Ethnic tensions at the centre of the current Israeli-Palestinian conflict began before the 1900s under the Ottoman Empire. The conflict started with the rise of two opposing national movements: Zionism and Arab nationalism. For either religious reasons or as an attempt to escape prosecution, some part of the Jewish population aspired to return to Zion and began the Zionist movement. Arab nationalism, on the other hand, opposes the claim that Zion could rightfully exist.
Originally, Palestinians were motivated to oppose Jewish immigration and land purchases due to a fear of economic competition. The Ottoman Empire gave specialized treatment to Jewish commerce. In July 1908, the Young Turks Revolutions promoted Pan-Arab ideas and used Jewish people as scapegoats for the failing economy. As anti-Zionist rhetoric began to grow increasingly more violent, tensions escalated. The first major deportation of Zionists occurred after World War I, and Arab independence was recognized in Palestine.
In the mid-20th century, the Israeli-Palestinian conflict erupted into open hostility between Palestinian Jews and Arabs. The escalation of conflict began after the Second World War with the British withdrawal from the Palestine region. In 1948, Britain officially withdrew from Palestine and immediately the Jewish National Council (JNC) declared the State of Israel. During the 1948 Arab-Israeli war, large numbers of Palestinians fled or were expelled from their homes. This conflict, known as the Israel’s War of Independence, escalated because of the JNC’s claim of the State of Israel. The surrounding Arab nationals attacked the State of Israel in retaliation of the newly declared state and partition of Palestine. The violence of these conflicts became the object of numerous international conferences dealing with historical rights, security issues, and human rights.
Some Palestinians have committed atrocious violent acts against Israelis. During the 1960s, the Palestine Liberation Organization (PLO) became infamous for its international terror by hijacking 82 planes. The PLO also captured and murdered 11 Israeli athletes during the 1972 Olympic Games. On the other hand, Israeli forces have launched attacks against Palestinians, assassinating dozens of Palestinians and supporters outside of Palestine. In addition, Israel bombed Palestinian targets in many nations (i.e. Syria and Lebanon) and bombed the PLO Headquarters in Tunisia.
Despite numerous attempts for a long-term peace accord, Israelis and Palestinians have failed to reach a final peace agreement. The main issues are mutual recognition, borders, and security.
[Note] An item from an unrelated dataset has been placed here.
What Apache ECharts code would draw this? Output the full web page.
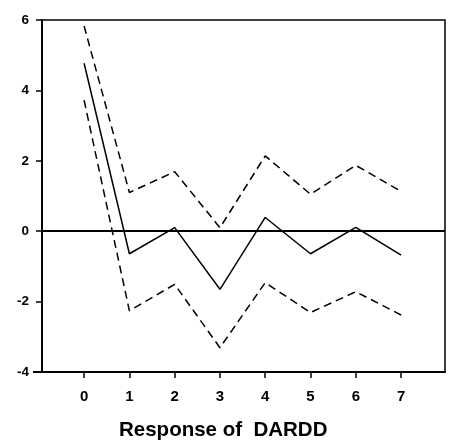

The conflict lies in Zionist desire for control of Jerusalem and Israeli settlements. Palestinians desire freedom of movement within West Bank and Gaza, and the Palestinian right to return to Israel. This conflict generates a wide variety of views and opinions, most notably the two-state solution versus the one-state solution. The two-state solution is able to garner a majority preference over Israelis and Palestinians. The two-state solution creates an independent Palestinian state alongside the State of Israel. Contrarily, the one-state solution has two versions. The first is to have an apartheid-like political structure that discriminates against Palestinians. The second version is to have a one state formula where all citizens have equal rights. However, with the political turmoil, mistrust, and violent attacks, it would seem impossible for both nationalities to live peacefully together.
In the Al Monitor, Ahmad Tibi, a Palestinian member of the Israeli Knesset, said that “Polls show that the majority of Palestinians still favour a two-state solution.” He argues that the only practical option is the two-state solution. Tibi compares the one-state solution to an apartheid structure with political discrimination against Palestinians. Tibi insists that Israelis “will not agree for a single state for all, and are unlikely to tolerate a blatant apartheid regime.”
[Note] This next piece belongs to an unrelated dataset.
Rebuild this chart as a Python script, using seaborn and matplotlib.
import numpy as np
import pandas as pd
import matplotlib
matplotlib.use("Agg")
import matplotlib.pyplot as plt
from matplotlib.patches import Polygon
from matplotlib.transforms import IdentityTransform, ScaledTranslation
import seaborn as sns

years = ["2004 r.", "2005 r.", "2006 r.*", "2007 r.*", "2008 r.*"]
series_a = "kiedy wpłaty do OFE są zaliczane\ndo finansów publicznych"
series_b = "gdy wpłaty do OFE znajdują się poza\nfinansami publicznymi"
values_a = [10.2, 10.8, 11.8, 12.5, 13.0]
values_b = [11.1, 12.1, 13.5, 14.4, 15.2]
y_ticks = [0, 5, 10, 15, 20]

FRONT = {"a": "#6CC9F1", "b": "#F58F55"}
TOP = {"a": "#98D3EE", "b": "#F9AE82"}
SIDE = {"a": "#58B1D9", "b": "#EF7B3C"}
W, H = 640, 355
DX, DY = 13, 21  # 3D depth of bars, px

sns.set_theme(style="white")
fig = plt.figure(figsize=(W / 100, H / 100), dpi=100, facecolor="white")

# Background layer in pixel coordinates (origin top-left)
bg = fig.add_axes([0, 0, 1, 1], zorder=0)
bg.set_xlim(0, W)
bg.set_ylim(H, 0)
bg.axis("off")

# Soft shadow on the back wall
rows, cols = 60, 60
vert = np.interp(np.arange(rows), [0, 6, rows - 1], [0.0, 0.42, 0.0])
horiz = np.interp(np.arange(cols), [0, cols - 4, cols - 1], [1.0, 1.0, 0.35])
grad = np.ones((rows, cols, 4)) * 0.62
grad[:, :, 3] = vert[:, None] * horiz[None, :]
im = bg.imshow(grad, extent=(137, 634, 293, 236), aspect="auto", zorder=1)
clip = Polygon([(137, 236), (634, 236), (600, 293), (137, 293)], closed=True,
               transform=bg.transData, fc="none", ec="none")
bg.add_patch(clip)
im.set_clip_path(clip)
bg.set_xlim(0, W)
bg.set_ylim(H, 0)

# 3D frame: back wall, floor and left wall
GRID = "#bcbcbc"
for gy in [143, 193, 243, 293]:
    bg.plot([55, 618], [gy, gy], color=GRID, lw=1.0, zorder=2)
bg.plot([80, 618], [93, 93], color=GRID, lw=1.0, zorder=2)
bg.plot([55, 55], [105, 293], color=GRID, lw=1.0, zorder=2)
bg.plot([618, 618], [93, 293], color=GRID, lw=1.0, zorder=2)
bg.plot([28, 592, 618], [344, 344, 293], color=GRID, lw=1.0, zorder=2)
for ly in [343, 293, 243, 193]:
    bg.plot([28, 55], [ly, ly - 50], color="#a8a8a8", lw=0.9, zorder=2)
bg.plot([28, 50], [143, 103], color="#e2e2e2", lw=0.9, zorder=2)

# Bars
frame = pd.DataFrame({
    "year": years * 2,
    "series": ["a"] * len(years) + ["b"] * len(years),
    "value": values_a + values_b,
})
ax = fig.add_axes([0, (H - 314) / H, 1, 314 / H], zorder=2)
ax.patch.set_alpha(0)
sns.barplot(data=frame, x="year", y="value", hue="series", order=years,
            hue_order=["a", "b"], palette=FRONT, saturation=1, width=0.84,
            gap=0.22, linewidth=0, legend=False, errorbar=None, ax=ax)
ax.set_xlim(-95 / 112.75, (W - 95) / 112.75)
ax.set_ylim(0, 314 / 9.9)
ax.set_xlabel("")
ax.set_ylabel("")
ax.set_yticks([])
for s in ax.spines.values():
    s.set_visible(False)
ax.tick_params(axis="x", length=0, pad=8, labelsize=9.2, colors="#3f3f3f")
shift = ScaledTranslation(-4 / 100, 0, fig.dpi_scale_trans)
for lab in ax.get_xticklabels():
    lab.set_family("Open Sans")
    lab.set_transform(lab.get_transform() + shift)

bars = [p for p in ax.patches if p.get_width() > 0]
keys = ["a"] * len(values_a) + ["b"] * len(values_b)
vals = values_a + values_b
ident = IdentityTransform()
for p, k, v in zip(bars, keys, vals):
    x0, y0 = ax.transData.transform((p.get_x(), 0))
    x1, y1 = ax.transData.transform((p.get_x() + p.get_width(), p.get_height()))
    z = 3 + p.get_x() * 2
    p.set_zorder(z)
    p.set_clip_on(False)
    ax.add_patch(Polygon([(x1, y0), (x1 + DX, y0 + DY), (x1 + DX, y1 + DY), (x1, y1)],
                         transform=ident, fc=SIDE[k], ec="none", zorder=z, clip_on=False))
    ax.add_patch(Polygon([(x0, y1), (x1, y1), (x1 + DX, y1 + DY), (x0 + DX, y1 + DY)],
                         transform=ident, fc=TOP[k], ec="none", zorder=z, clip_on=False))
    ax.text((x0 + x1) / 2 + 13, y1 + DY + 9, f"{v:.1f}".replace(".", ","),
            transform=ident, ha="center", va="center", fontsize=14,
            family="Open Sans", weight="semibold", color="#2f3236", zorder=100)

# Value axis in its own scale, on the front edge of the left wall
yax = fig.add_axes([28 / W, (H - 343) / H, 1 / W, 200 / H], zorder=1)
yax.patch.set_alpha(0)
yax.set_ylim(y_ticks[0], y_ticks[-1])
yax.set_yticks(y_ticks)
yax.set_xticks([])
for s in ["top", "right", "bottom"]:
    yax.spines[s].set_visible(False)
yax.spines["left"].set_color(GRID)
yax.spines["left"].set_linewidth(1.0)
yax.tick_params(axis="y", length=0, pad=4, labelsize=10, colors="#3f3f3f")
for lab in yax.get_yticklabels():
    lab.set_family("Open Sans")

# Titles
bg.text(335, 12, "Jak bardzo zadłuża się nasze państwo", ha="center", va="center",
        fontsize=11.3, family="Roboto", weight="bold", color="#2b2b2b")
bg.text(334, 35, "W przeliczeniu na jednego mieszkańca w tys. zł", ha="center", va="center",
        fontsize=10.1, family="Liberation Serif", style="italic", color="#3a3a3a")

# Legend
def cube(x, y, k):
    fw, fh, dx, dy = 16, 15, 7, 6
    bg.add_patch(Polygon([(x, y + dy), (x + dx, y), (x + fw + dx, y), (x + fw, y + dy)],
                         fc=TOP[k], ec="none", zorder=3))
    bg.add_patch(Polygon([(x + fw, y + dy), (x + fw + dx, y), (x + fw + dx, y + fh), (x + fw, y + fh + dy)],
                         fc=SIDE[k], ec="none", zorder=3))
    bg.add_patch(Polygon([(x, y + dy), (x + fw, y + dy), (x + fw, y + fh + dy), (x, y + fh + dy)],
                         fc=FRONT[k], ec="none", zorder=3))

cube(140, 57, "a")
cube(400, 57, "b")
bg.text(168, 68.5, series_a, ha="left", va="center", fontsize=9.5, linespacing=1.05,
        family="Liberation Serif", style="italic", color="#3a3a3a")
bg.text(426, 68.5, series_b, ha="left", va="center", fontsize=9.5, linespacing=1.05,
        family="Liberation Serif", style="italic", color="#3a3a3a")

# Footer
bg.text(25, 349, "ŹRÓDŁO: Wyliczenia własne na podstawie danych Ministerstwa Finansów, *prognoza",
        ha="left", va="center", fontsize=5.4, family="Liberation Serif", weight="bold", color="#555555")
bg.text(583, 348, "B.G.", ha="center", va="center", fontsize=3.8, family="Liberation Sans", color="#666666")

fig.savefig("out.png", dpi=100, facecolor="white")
In February 2017, President Trump said that he would “like the one that both parties like” in reference to the two-state and one-state solutions. The New York Times declared that purposefully or not, President Trump implied “that the long-proposed solution of two states did not really matter.” Analysts said that this flippant response was due to Trump’s lack of knowledge as many Palestinians and Israelis agree that a one-state formula will not bring peace. Ghassan Khatib, a Palestinian political scientist and Shaul Arieli, an Israeli expert, both say that one state is impossible. However, the issue in the two-state formula is now to be fair and draw borders that both Israelis and Palestinians would accept. Mr. Arieli, a political geographer, suggested Israel could keep 80% of its West bank settlers within its border by swapping territory equal to about 4% of the West Bank. Arieli argues that the remaining 20% of settlers would agree to move back into Israel for compensation.
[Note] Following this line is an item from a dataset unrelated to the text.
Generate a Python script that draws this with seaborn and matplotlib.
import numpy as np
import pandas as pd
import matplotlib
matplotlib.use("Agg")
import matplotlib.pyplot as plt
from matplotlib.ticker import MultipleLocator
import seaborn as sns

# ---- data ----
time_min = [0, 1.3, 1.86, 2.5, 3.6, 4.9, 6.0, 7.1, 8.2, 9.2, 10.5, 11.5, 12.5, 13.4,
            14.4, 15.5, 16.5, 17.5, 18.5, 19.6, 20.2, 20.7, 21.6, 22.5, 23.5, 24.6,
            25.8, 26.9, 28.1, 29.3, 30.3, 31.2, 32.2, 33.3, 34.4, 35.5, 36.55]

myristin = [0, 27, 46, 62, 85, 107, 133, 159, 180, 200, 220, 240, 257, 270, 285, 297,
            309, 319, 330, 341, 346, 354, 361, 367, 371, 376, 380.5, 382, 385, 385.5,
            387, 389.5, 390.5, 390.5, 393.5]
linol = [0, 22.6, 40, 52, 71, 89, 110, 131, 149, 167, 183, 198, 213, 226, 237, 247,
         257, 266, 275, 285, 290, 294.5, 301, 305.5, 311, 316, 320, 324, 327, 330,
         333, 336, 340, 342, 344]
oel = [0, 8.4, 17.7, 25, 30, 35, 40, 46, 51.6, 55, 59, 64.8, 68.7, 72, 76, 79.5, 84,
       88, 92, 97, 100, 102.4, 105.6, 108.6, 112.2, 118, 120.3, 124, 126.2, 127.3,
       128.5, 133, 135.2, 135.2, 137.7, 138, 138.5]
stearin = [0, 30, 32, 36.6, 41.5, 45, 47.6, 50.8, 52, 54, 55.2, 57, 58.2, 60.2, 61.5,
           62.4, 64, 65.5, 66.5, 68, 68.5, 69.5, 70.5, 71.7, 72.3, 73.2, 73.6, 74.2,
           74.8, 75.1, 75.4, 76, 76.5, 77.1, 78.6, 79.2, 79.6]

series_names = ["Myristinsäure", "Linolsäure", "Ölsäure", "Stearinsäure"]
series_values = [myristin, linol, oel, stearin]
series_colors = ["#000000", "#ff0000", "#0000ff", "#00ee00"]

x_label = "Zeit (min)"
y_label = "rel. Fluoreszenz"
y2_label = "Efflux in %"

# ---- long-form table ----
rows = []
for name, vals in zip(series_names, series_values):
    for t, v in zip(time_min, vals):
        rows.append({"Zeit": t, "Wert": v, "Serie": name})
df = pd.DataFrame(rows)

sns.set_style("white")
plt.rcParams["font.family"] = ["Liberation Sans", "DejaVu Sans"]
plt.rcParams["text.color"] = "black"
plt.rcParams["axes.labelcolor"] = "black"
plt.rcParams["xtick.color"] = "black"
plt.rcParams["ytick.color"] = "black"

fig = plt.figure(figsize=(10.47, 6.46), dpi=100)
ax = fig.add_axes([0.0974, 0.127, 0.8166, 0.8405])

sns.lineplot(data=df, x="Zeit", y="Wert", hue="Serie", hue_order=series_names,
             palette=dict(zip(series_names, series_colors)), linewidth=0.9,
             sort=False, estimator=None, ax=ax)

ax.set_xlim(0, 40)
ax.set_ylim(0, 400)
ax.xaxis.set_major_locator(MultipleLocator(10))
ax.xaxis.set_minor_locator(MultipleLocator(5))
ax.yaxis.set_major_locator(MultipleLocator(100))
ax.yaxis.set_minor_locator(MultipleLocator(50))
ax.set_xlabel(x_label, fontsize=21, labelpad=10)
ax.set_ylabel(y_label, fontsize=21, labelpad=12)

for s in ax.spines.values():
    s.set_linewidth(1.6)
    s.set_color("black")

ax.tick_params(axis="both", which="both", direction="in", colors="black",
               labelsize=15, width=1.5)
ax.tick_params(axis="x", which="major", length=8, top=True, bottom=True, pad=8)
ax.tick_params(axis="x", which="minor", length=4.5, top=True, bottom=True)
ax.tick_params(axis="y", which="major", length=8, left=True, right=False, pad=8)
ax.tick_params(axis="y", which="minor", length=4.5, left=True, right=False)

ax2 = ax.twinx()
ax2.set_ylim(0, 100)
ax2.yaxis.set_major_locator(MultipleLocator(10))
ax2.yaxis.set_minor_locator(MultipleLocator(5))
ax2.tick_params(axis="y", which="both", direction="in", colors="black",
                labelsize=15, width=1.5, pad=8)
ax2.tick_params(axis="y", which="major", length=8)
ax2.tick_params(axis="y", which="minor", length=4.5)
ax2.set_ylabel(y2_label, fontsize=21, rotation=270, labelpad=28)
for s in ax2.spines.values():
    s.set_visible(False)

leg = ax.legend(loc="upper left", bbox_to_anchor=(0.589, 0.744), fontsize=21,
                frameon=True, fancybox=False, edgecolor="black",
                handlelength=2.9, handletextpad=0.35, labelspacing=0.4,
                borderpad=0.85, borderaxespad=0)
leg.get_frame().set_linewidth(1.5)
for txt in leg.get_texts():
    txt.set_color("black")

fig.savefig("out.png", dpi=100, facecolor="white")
Ultimately, the problem lies with the leaders on either side being unwilling to agree and compromise a border for both Israel and Palestine. A leading Israeli columnist for Yedioth Ahronoth, Nahum Barnea, wrote that “the two sides, in practice, have chosen a third option: not to agree.” The necessary conflict resolution style is the conciliation conflict style. In this case, it is a compromising conflict style to mutually give-and-take interactions. However, the main problem seems to be that neither states have any trust or respect with each other. This distrust is most notably reflected in the interactions between both leaders. Arguably, the leaders need to be able to take a leap of faith and bite the bullet or their states will remain in constant conflict.